Will the penalties eventually incurred by Gottfried and Early affect NC State?

Only in the sense of how they inform the larger infractions picture. Obviously, neither one has been employed by NC State for years. They are irrelevant third parties from that perspective.

And how about the two Level II charges?

This is where we get to the institution-level charges leveled against NC State. Note first off that Level II charges, by the NCAA’s own accounting, will not lead to the dreaded “lack of institutional control” ruling. NC State is clear of that.

1.) The NCAA alleges that nine times between January and March of 2016, Wolfpack staff members provided 14 complimentary tickets, which the NCAA estimates as $862 bucks worth of impermissible recruiting benefits. Eight of those went to AAU coach Stanley Bland, who also happened to coach Cat Barber at the prep level. Another AAU coach, Keith Stevens, received three tickets to two different games at the 2016 ACC Tournament. That is the extent of the first Level II charge.

Let me interrupt you there. That’s it?

That is all there is, sir.

That seems like, I dunno, not as bad as a Level II charge? What’s a Level III charge, waving at a recruit from a third-story window?

Hey, I make the jokes here! Anyway, moving on:

2.) The NCAA argues that the nature of certain violations under Mark Gottfried’s watch in 2015-16 and 2016-17 demonstrate a failure on NC State’s part to properly monitor the rules compliance of its basketball program. The NCAA doesn’t mention the DSJ recruitment here—it is clear that Early and Gottfried are going to wear that one.

The NCAA alleges only that NC State didn’t properly monitor “its men’s basketball program’s provision of complimentary admissions on the men’s basketball office pass list by its failure to establish an adequate system for ensuring compliance with NCAA legislation.”

Seems like an important distinction the NCAA is making between individual actions and institutional responsibility in the case.

Yes indeed.

So we’re fine then?

Well, no, alas. For certain NC State’s wins during Dennis Smith’s lone season in Raleigh will be vacated. Smith participated as an ineligible player, so those are gone. I know, I know, it’s going to break your heart. So that’s the first bit and nobody cares.

But the Level II violations are likely to come with some recruiting limitations—that could mean probation, scholarship reductions, limiting on-campus visits for a period of time, and/or limiting the number of days coaches can spend on the road recruiting.

And I would never rule out a post-season ban of some kind.

It’s really, really early in this process, mind you, and this is going to take a long time to sort itself out.
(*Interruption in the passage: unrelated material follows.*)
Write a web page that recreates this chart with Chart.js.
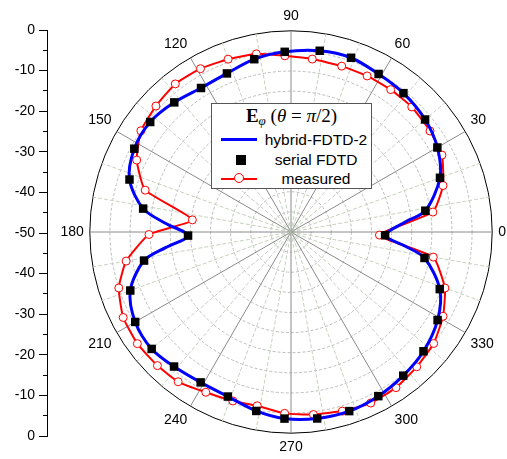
<!DOCTYPE html>
<html>
<head>
<meta charset="utf-8">
<script src="https://cdn.jsdelivr.net/npm/chart.js@4"></script>
<style>
  html, body { margin: 0; padding: 0; width: 507px; height: 459px; overflow: hidden; background: #fff; }
  #wrap { position: relative; width: 507px; height: 459px; }
  #polar { position: absolute; left: 35px; top: 0; }
  #axis { position: absolute; left: 0; top: 0; }
  #legend {
    position: absolute; left: 211px; top: 103px; width: 161px; height: 86px;
    box-sizing: border-box; border: 1px solid #555; background: #fff;
    font-family: "Liberation Sans", Arial, sans-serif; color: #000;
  }
  #legend .ttl {
    position: absolute; left: 0; right: 0; top: 1px; text-align: center;
    font-family: "Liberation Serif", "DejaVu Serif", serif; font-size: 19px; line-height: 22px; color: #000;
  }
  #legend .ttl sub { font-size: 13px; vertical-align: -3px; }
  #legend .row { position: absolute; left: 0; right: 0; height: 20px; line-height: 20px; font-size: 15.5px; }
  #legend .txt { position: absolute; left: 52px; width: 104px; text-align: center; white-space: nowrap; }
  #legend .sym { position: absolute; }
</style>
</head>
<body>
<div id="wrap">
  <canvas id="polar" width="512" height="459"></canvas>
  <canvas id="axis" width="60" height="459"></canvas>
  <div id="legend"><div class="ttl"><b>E</b><sub><i>φ</i></sub> (<i>θ</i> = <i>π</i>/2)</div></div>
</div>
<script>
// ------------------------------------------------------
// data (angle in degrees, level in dB)
// ------------------------------------------------------
const seriesNames = ['hybrid-FDTD-2', 'serial FDTD', 'measured'];

const hybridAngles = [353, 358, 5, 9, 20, 30, 40, 51, 61, 71, 81, 92, 102, 112, 122, 132, 142, 152, 162, 171,
  176, 182, 187, 191, 200, 210, 220, 229, 239, 249, 259, 268, 278, 288, 298, 308, 318, 329, 339, 349];
const hybridValues = [-21.5, -26.6, -21.5, -16.2, -10.6, -8.0, -6.5, -5.6, -5.1, -4.2, -4.4, -5.2, -6.1, -7.5, -7.8, -6.65, -5.6, -5.9, -7.8, -12.8,
  -18.7, -24.4, -18.7, -12.8, -7.5, -5.3, -4.8, -5.7, -6.4, -6.2, -4.7, -3.6, -3.2, -3.2, -3.8, -4.7, -5.7, -7.5, -10.4, -16.2];

const serialAngles = [358, 9, 20, 30, 40, 51, 61, 71, 81, 92, 102, 112, 122, 132, 142, 152, 162, 171,
  182, 191, 200, 210, 220, 229, 239, 249, 259, 268, 278, 288, 298, 308, 318, 329, 339, 349];
const serialValues = [-26.6, -16.2, -10.6, -8.0, -6.5, -5.6, -5.1, -4.2, -4.4, -5.2, -6.1, -7.5, -7.8, -6.65, -5.6, -5.9, -7.8, -12.8,
  -24.4, -12.8, -7.5, -5.3, -4.8, -5.7, -6.4, -6.2, -4.7, -3.6, -3.2, -3.2, -3.8, -4.7, -5.7, -7.5, -10.4, -16.2];

const measuredAngles = [358, 8, 17, 27, 36, 46, 55, 64, 73, 83, 92, 101, 110, 119, 128, 137, 146, 155, 164, 173,
  181, 190, 198, 207, 216, 225, 233, 242, 251, 259, 268, 277, 286, 295, 304, 313, 322, 331, 340, 350];
const measuredValues = [-28.0, -14.4, -10.5, -7.9, -7.3, -6.8, -6.8, -6.85, -6.9, -6.7, -6.2, -4.9, -4.3, -3.6, -3.3, -4.1, -5.0, -7.7, -12.3, -25.3,
  -14.7, -8.4, -5.0, -3.2, -2.8, -3.05, -3.4, -4.9, -5.6, -6.0, -4.9, -4.3, -3.7, -3.1, -3.35, -4.2, -5.0, -6.8, -9.3, -14.1];

const rMin = -50, rMax = 0;
const axisMin = -50, axisMax = 50;

// ------------------------------------------------------
// polar chart: one category per degree, counter-clockwise from the right
// ------------------------------------------------------
const thetaOf = i => (360 - i) % 360;
const angleLabels = Array.from({ length: 360 }, (_, i) => String(thetaOf(i)));

function spread(angles, values) {
  const out = Array(360).fill(null);
  angles.forEach((a, k) => { out[(360 - a) % 360] = values[k]; });
  return out;
}

const FONT = '"Liberation Sans", Arial, sans-serif';

new Chart(document.getElementById('polar'), {
  type: 'radar',
  data: {
    labels: angleLabels,
    datasets: [
      {
        label: seriesNames[1],
        data: spread(serialAngles, serialValues),
        showLine: false,
        fill: false,
        borderColor: 'transparent',
        backgroundColor: 'transparent',
        pointStyle: 'rect',
        pointRadius: 6,
        pointBackgroundColor: '#000',
        pointBorderColor: '#000',
        pointBorderWidth: 0,
        spanGaps: true,
      },
      {
        label: seriesNames[0],
        data: spread(hybridAngles, hybridValues),
        borderColor: '#0000ff',
        backgroundColor: 'transparent',
        borderWidth: 3,
        pointRadius: 0,
        tension: 0.3,
        fill: false,
        spanGaps: true,
      },
      {
        label: seriesNames[2],
        data: spread(measuredAngles, measuredValues),
        borderColor: '#ff0000',
        backgroundColor: 'transparent',
        borderWidth: 2,
        pointRadius: 4,
        pointBackgroundColor: '#fff',
        pointBorderColor: '#ff0000',
        pointBorderWidth: 1,
        tension: 0.15,
        fill: false,
        spanGaps: true,
      }
    ]
  },
  options: {
    responsive: false,
    animation: false,
    events: [],
    layout: { padding: { top: 8, bottom: 2, left: 0, right: 0 } },
    plugins: { legend: { display: false }, tooltip: { enabled: false } },
    scales: {
      r: {
        min: rMin,
        max: rMax,
        startAngle: 90,
        ticks: { display: false, stepSize: 5 },
        grid: {
          circular: true,
          color: ctx => (ctx.tick && ctx.tick.value === rMax ? '#000' : '#bcbcbc'),
          lineWidth: 1,
        },
        border: {
          dash: ctx => (ctx.tick && ctx.tick.value === rMax ? [] : [3, 2]),
        },
        angleLines: {
          color: ctx => {
            const t = thetaOf(ctx.index);
            if (t % 30 === 0) return '#8a8a8a';
            if (t % 10 === 0) return '#c4d2bf';
            return 'transparent';
          },
          lineWidth: ctx => (thetaOf(ctx.index) % 10 === 0 ? 1 : 0),
          borderDash: ctx => (thetaOf(ctx.index) % 30 === 0 ? [] : [4, 2]),
        },
        pointLabels: {
          padding: 6,
          color: '#000',
          font: { family: FONT, size: 14 },
          callback: label => (Number(label) % 30 === 0 ? label : ''),
        }
      }
    }
  }
});

// ------------------------------------------------------
// left level axis: 0 at both ends, -50 at the centre
// ------------------------------------------------------
new Chart(document.getElementById('axis'), {
  type: 'scatter',
  data: { datasets: [] },
  options: {
    responsive: false,
    animation: false,
    events: [],
    layout: { padding: { top: 30, bottom: 23, left: 0, right: 0 } },
    plugins: { legend: { display: false }, tooltip: { enabled: false } },
    scales: {
      x: { display: false },
      y: {
        min: axisMin,
        max: axisMax,
        afterFit: s => { s.width = 47; },
        ticks: {
          stepSize: 5,
          autoSkip: false,
          padding: 4,
          color: '#000',
          font: { family: FONT, size: 14 },
          callback: v => (v % 10 === 0 ? String(-(50 - Math.abs(v))) : ''),
        },
        grid: {
          drawOnChartArea: false,
          tickLength: 8,
          tickColor: '#000',
          tickBorderDash: ctx => (ctx.tick && ctx.tick.value % 10 === 0 ? [] : [0, 4, 4, 0]),
        },
        border: { color: '#000', width: 1 }
      }
    }
  }
});

// ------------------------------------------------------
// legend box
// ------------------------------------------------------
const legend = document.getElementById('legend');
const rowTops = [26, 46, 65];
const symbols = [
  '<div class="sym" style="left:9px;top:8px;width:36px;height:3px;background:#0000ff"></div>',
  '<div class="sym" style="left:24px;top:5px;width:10px;height:10px;background:#000"></div>',
  '<div class="sym" style="left:9px;top:9px;width:36px;height:2px;background:#ff0000"></div>' +
  '<div class="sym" style="left:22px;top:4px;width:8px;height:8px;border:1px solid #ff0000;border-radius:50%;background:#fff"></div>'
];
seriesNames.forEach((name, i) => {
  const row = document.createElement('div');
  row.className = 'row';
  row.style.top = rowTops[i] + 'px';
  row.innerHTML = symbols[i] + '<span class="txt">' + name + '</span>';
  legend.appendChild(row);
});
</script>
</body>
</html>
NC State has 90 days to respond to the Notice of Allegations before the next phase can move forward.

A lot of variables, as always, are tied to how the NCAA is feeling in any given case. Do they want to make an example out of NC State? And what tact with NCSU take in the months ahead? State already has retained the law firm that worked for UNC on its NCAA case. State may also self-impose some sanctions to lessen NCAA-imposed penalties.

We may not begin to get any clarity on the case until the spring, so buckle up for the long wait ahead.